── Recorded data

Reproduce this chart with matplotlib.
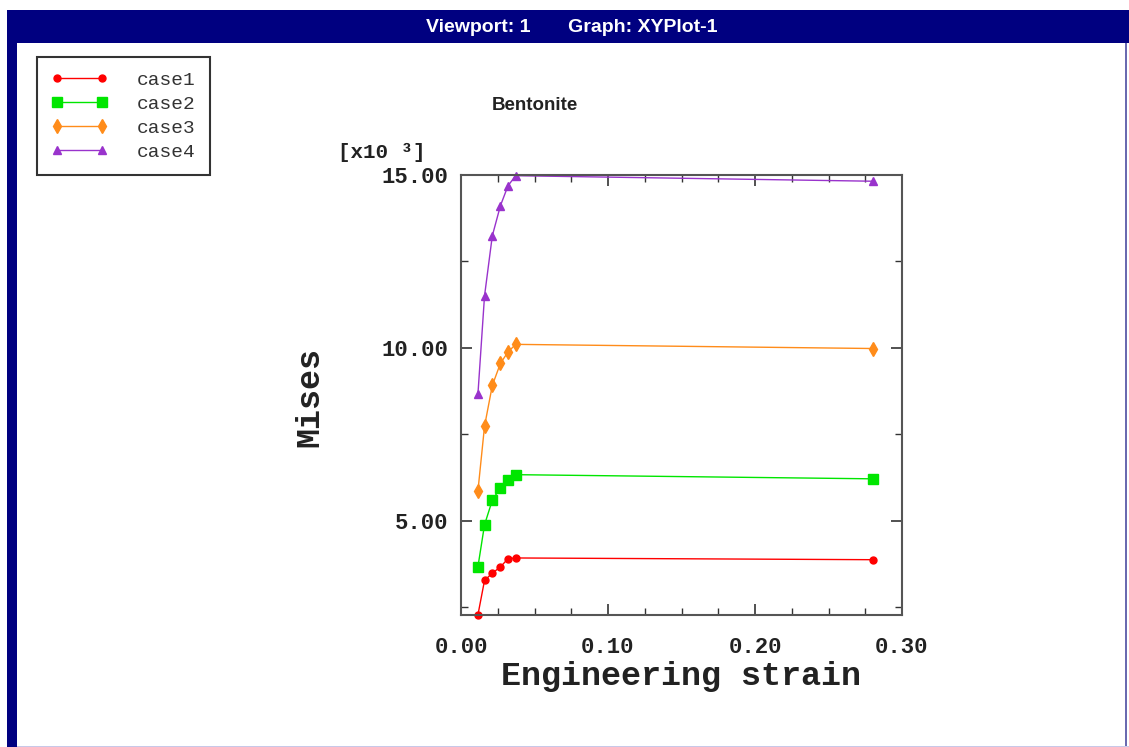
import matplotlib
matplotlib.use('Agg')
import matplotlib.pyplot as plt
from matplotlib.patches import Rectangle
from matplotlib.ticker import MultipleLocator, FuncFormatter

# data (Mises in plain units)
strain = [0.0115, 0.0160, 0.0213, 0.0268, 0.0320, 0.0372, 0.280]
case1 = [2270, 3270, 3480, 3660, 3900, 3920, 3870]
case2 = [3660, 4880, 5590, 5950, 6190, 6330, 6210]
case3 = [5850, 7730, 8910, 9550, 9880, 10100, 9980]
case4 = [8650, 11500, 13240, 14110, 14690, 14980, 14820]
labels = ['case1', 'case2', 'case3', 'case4']
series = [case1, case2, case3, case4]
colors = ['#ff0000', '#00e600', '#ff8c1a', '#9933cc']
markers = ['o', 's', 'd', '^']
msizes = [5, 7, 7, 6]

W, H = 1129, 747
fig = plt.figure(figsize=(W / 100, H / 100), dpi=100)
navy = '#000080'

# viewport frame
fig.patches.append(Rectangle((7 / W, 1 - 43 / H), 1 - 7 / W, 33 / H, transform=fig.transFigure,
                             facecolor=navy, edgecolor='none', zorder=0))
fig.patches.append(Rectangle((7 / W, 0), 10 / W, 1 - 10 / H, transform=fig.transFigure,
                             facecolor=navy, edgecolor='none', zorder=0))
fig.patches.append(Rectangle((1125 / W, 0), 2 / W, 1 - 43 / H, transform=fig.transFigure,
                             facecolor='#6a6ab0', edgecolor='none', zorder=0))
fig.patches.append(Rectangle((17 / W, 0), 1 - 17 / W, 1.5 / H, transform=fig.transFigure,
                             facecolor='#c8c8e8', edgecolor='none', zorder=0))
fig.text(572 / W, 1 - 27 / H, 'Viewport: 1       Graph: XYPlot-1', color='white',
         ha='center', va='center', fontsize=14,
         family=['Liberation Sans Narrow', 'Liberation Sans'], weight='bold')

ax = fig.add_axes([461 / W, 1 - 615 / H, 441 / W, 440 / H])
mono = ['Liberation Mono', 'DejaVu Sans Mono']

handles = []
for ys, lab, c, m, s in zip(series, labels, colors, markers, msizes):
    h, = ax.plot(strain, ys, color=c, marker=m, markersize=s, linewidth=1.0,
                 markeredgecolor=c, label=lab, clip_on=False)
    handles.append(h)

ax.set_xlim(0, 0.30)
ax.set_ylim(2270, 15000)
ax.xaxis.set_major_locator(MultipleLocator(0.10))
ax.xaxis.set_minor_locator(MultipleLocator(0.025))
ax.yaxis.set_major_locator(MultipleLocator(5000))
ax.yaxis.set_minor_locator(MultipleLocator(2500))
ax.xaxis.set_major_formatter(FuncFormatter(lambda v, p: f'{v:.2f}'))
ax.yaxis.set_major_formatter(FuncFormatter(lambda v, p: f'{v / 1000:.2f}'))
ax.tick_params(which='both', direction='in', top=True, right=True, color='#333333')
ax.tick_params(which='major', length=8, width=1.2)
ax.tick_params(which='minor', length=5, width=1.0)
ax.tick_params(axis='x', which='major', pad=16)
ax.tick_params(axis='y', which='major', pad=9)
for spine in ax.spines.values():
    spine.set_color('#555555')
    spine.set_linewidth(1.5)
for t in ax.get_xticklabels() + ax.get_yticklabels():
    t.set_family(mono)
    t.set_weight('bold')
    t.set_fontsize(16)
    t.set_color('#222222')

fig.text(681 / W, 1 - 676 / H, 'Engineering strain', ha='center', va='center',
         fontsize=24, family=mono, weight='bold', color='#222222')
fig.text(310 / W, 1 - 397 / H, 'Mises', ha='center', va='center', rotation=90,
         fontsize=24, family=mono, weight='bold', color='#222222')
fig.text(338 / W, 1 - 152 / H, '[x10 \u00b3]', ha='left', va='center',
         fontsize=15, family=mono, weight='bold', color='#222222')
fig.text(535 / W, 1 - 105 / H, 'Bentonite', ha='center', va='center',
         fontsize=13.5, family=['Liberation Sans Narrow', 'Liberation Sans'],
         weight='bold', color='#222222')

leg = fig.legend(handles=handles, loc='upper left', bbox_to_anchor=(37 / W, 1 - 57 / H),
                 bbox_transform=fig.transFigure, borderaxespad=0, numpoints=2,
                 handlelength=2.9, handletextpad=1.5, labelspacing=0.32, borderpad=0.75,
                 fancybox=False, framealpha=1, edgecolor='#333333',
                 prop={'family': mono, 'size': 14})
leg.get_frame().set_linewidth(1.5)
for t in leg.get_texts():
    t.set_color('#333333')

fig.savefig('out.png', dpi=100)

────

■ The task ■
With the pictures left out, restate word for word every line of the data above, from the first down to the line that contains "navy = '#000080'".

■ Solution to the problem ■
Reproduce this chart with matplotlib.
import matplotlib
matplotlib.use('Agg')
import matplotlib.pyplot as plt
from matplotlib.patches import Rectangle
from matplotlib.ticker import MultipleLocator, FuncFormatter

# data (Mises in plain units)
strain = [0.0115, 0.0160, 0.0213, 0.0268, 0.0320, 0.0372, 0.280]
case1 = [2270, 3270, 3480, 3660, 3900, 3920, 3870]
case2 = [3660, 4880, 5590, 5950, 6190, 6330, 6210]
case3 = [5850, 7730, 8910, 9550, 9880, 10100, 9980]
case4 = [8650, 11500, 13240, 14110, 14690, 14980, 14820]
labels = ['case1', 'case2', 'case3', 'case4']
series = [case1, case2, case3, case4]
colors = ['#ff0000', '#00e600', '#ff8c1a', '#9933cc']
markers = ['o', 's', 'd', '^']
msizes = [5, 7, 7, 6]

W, H = 1129, 747
fig = plt.figure(figsize=(W / 100, H / 100), dpi=100)
navy = '#000080'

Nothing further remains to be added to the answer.